THE ALPHA MALE

The sad plight of the Alpha-Male

Why are we vain? What inbuilt psychosomatic process propagates this Adonis like need? As we flog ourselves to the very edge of reflective need, it is becoming clearer and clearer that the alpha-male branch of the evolutionary tree is withering and dying. That is not to say that men cannot be physically fit for the sake of it. Plenty of us need the gym to stay fit, to feel healthy and to generally extricate ourselves from the humdrum of everyday living.

So, where do we draw the line between vanity and health? The problem is deeper than you may think. As women have become increasingly empowered, the male, who for so long sat upon his jungle throne is now confused about his place. His position has been questioned; he faces not only the potential of being usurped by the younger more agile male but also by the new breed of super-powered ego-toting female. Between Sex and the City and David Beckham, we have lost our way.

What Women Want? The three W’s, aside from being an awful film starring Mel Gibson, is an extremely pertinent question for the modern male. Ronaldo and Beckham have made us increasingly self-aware. Body Dysmorphia is now a huge problem for us blokes. Hearing women swoon over Beckham’s carefully cultivated stubble and expensive clothes gives us a complex. But is this what women want? We are supposed to now fit the bill of a) eye-candy b) protector and so on. Simply put expectation and reality have smashed together leaving an undefined hole that desperately needs filling. Unfortunately women are no closer to defining what they want from a modern man which only adds to the uncertainty. Suddenly looking down in the shower seems a much simpler problem.

Darwin said that only the strong survive. He used this term to describe a species’ ability to survive. It also perfectly described the role of the alpha-male-survival of the strongest, the most confident. Our modern male does not exist in such a well structured, organised world. All you have to do is watch an episode of monkey planet to realise the importance of such a figure-head. Disputes are resolved, trouble makers are cast out. Society trundles along as easily and smoothly as a Diesel Golf.

Society has done a good job of ostracizing the alpha-male. We didn’t want him, we didn’t need him. Yet never has society been in such a precarious position. We are desperate for control, for discipline, for organisation. We are crying out for the triumphant return of the king.

Last year I joined a gym of considerable commercial reputation, a multi-million pound franchise with almost god-like cogency. The sight that hit me on my first visit was harrowing. Everywhere I looked I was greeted with the distinct brands of Top Man and AllSaints. Preening young men pumped full of creatine jostled for mirror space. Sweat was deemed a weakness, not because it indicated exhaustion or a quality workout but instead because it ruined the appearance. People wore woolly hats in the summer simply for the sake of looking trendy. I was sucked in…big time!

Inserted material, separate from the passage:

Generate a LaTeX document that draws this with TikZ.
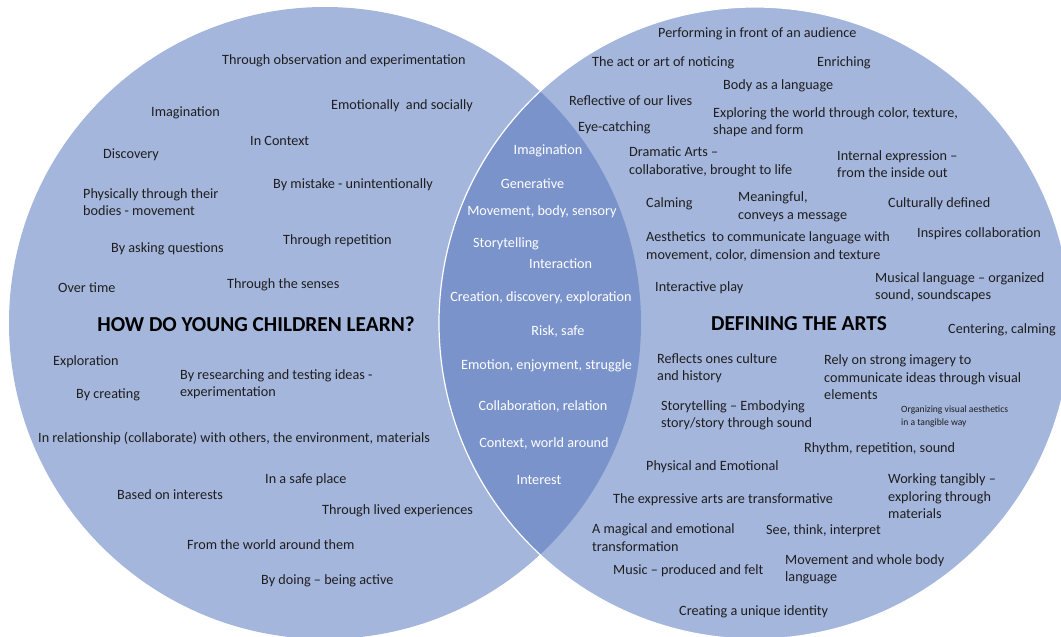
\documentclass[tikz,border=0pt]{standalone}
\usepackage{fontspec}
\setmainfont{Carlito}
\definecolor{circfill}{HTML}{A5B6DD}
\definecolor{lensfill}{HTML}{7A93CB}
\definecolor{txt}{HTML}{1E1E1E}
\begin{document}
\begin{tikzpicture}[x=1pt,y=-1pt,
  item/.style={anchor=west,inner sep=0pt,align=left,text=txt,yshift=-1.2pt,font=\fontsize{14.2}{17.5}\selectfont},
  small/.style={anchor=west,inner sep=0pt,align=left,text=txt,font=\fontsize{9.6}{13}\selectfont},
  lens/.style={anchor=center,inner sep=0pt,text=white,yshift=-1pt,font=\fontsize{14.2}{17.5}\selectfont},
  title/.style={anchor=center,inner sep=0pt,text=black,font=\fontsize{21.3}{24}\bfseries\selectfont}]
\useasboundingbox (0,0) rectangle (1061,637);
\coordinate (L) at (325,323);
\coordinate (R) at (755,323);
% circles
\fill[circfill] (L) circle[radius=316pt];
\fill[circfill] (R) circle[radius=316pt];
\begin{scope}
  \clip (L) circle[radius=316pt];
  \fill[lensfill] (R) circle[radius=316pt];
\end{scope}
\draw[white,line width=1.2pt] (R) circle[radius=316pt];
% left circle
\node[item] (l1) at (222,60) {Through observation and experimentation};
\node[item] (l2) at (151,112) {Imagination};
\node[item] (l3) at (331,105) {Emotionally \ and socially};
\node[item] (l4) at (250,140) {In Context};
\node[item] (l5) at (103,154) {Discovery};
\node[item] (l6) at (83,201) {Physically through their\\bodies - movement};
\node[item] (l7) at (273,184) {By mistake - unintentionally};
\node[item] (l8) at (283,240) {Through repetition};
\node[item] (l9) at (111,248) {By asking questions};
\node[item] (l10) at (58,286) {Over time};
\node[item] (l11) at (227,284) {Through the senses};
\node[title] (lt) at (256,324) {HOW DO YOUNG CHILDREN LEARN?};
\node[item] (l12) at (53,361) {Exploration};
\node[item] (l13) at (180,383) {By researching and testing ideas -\\experimentation};
\node[item] (l14) at (76,394) {By creating};
\node[item] (l15) at (38,437) {In relationship (collaborate) with others, the environment, materials};
\node[item] (l16) at (265,479) {In a safe place};
\node[item] (l17) at (117,493) {Based on interests};
\node[item] (l18) at (322,510) {Through lived experiences};
\node[item] (l19) at (187,543) {From the world around them};
\node[item] (l20) at (261,580) {By doing -- being active};
% lens
\node[lens] (m1) at (548,150) {Imagination};
\node[lens] (m2) at (532.5,183) {Generative};
\node[lens] (m3) at (542,211) {Movement, body, sensory};
\node[lens,anchor=west] (m4) at (473,243) {Storytelling};
\node[lens,anchor=west] (m5) at (529,263) {Interaction};
\node[lens] (m6) at (541,297) {Creation, discovery, exploration};
\node[lens] (m7) at (558,330) {Risk, safe};
\node[lens] (m8) at (546.5,365) {Emotion, enjoyment, struggle};
\node[lens] (m9) at (543,405) {Collaboration, relation};
\node[lens] (m10) at (544,442) {Context, world around};
\node[lens] (m11) at (539,479) {Interest};
% right circle
\node[item] (r1) at (658,33) {Performing in front of an audience};
\node[item] (r2) at (592,62) {The act or art of noticing};
\node[item] (r3) at (817,62) {Enriching};
\node[item] (r4) at (723,85) {Body as a language};
\node[item] (r5) at (569,99) {Reflective of our lives};
\node[item] (r6) at (713,121) {Exploring the world through color, texture,\\shape and form};
\node[item] (r7) at (578,127) {Eye-catching};
\node[item] (r8) at (629,160.5) {Dramatic Arts --\\collaborative, brought to life};
\node[item] (r9) at (837,163) {Internal expression --\\from the inside out};
\node[item] (r10) at (646,203) {Calming};
\node[item] (r11) at (738,205.5) {Meaningful,\\conveys a message};
\node[item] (r12) at (888,203) {Culturally defined};
\node[item] (r13) at (646,245.5) {Aesthetics \ to communicate language with\\movement, color, dimension and texture};
\node[item] (r14) at (917,233) {Inspires collaboration};
\node[item] (r15) at (655,287) {Interactive play};
\node[item] (r16) at (875,286) {Musical language -- organized\\sound, soundscapes};
\node[title] (rt) at (799,324) {DEFINING THE ARTS};
\node[item] (r17) at (948,329) {Centering, calming};
\node[item] (r18) at (657,367) {Reflects ones culture\\and history};
\node[item] (r19) at (824,376) {Rely on strong imagery to\\communicate ideas through visual\\elements};
\node[item] (r20) at (661,414) {Storytelling -- Embodying\\story/story through sound};
\node[small] (r21) at (901,416.5) {Organizing visual aesthetics\\in a tangible way};
\node[item] (r22) at (804,448) {Rhythm, repetition, sound};
\node[item] (r23) at (646,466) {Physical and Emotional};
\node[item] (r24) at (888,495) {Working tangibly --\\exploring through\\materials};
\node[item] (r25) at (613,499) {The expressive arts are transformative};
\node[item] (r26) at (592,536.5) {A magical and emotional\\transformation};
\node[item] (r27) at (766,530) {See, think, interpret};
\node[item] (r28) at (785,568) {Movement and whole body\\language};
\node[item] (r29) at (613,570) {Music -- produced and felt};
\node[item] (r30) at (679,611) {Creating a unique identity};
\end{tikzpicture}
\end{document}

The turning point came two months and £70 later. After being subjected to a discussion about self-tanning products while I sat angrily waiting to use a bench, I realised that I had never had this problem at my old gym. I was out of pocket and had in fact, spent a fortune on vests and lifting gloves in a vain attempt to keep up with the trends. I yearned for my old gym and my ‘knuckle head’ buddies. The smell of hard work, effort and achievement is lost in these new gyms. Your hard earned cash is swallowed up and the dizzying array of lycra, spandex and sandles puts you into a nose-dive of confusion and disillusion. As well as this my work-outs had decreased by a staggering thirty minutes because I simply could not cope with having to fight over equipment.

So give me the alpha-male gym every time. As I walked back through the crumbling doors and paid my £75 yearly membership I can breathe a huge sigh of relief. There is no need to pretend in places like this. I work to build my strength and endurance and am supported by like-minded people who happily offer to spot me and give me advice on lifting techniques and fat burning. Sure it’s not perfect and the whiff of steroids may not be far away. But give me a spit and sawdust gym anytime. I find the alpha male a far more affable kind of chap than one who knows what discount brands of fake tan are available at Boots.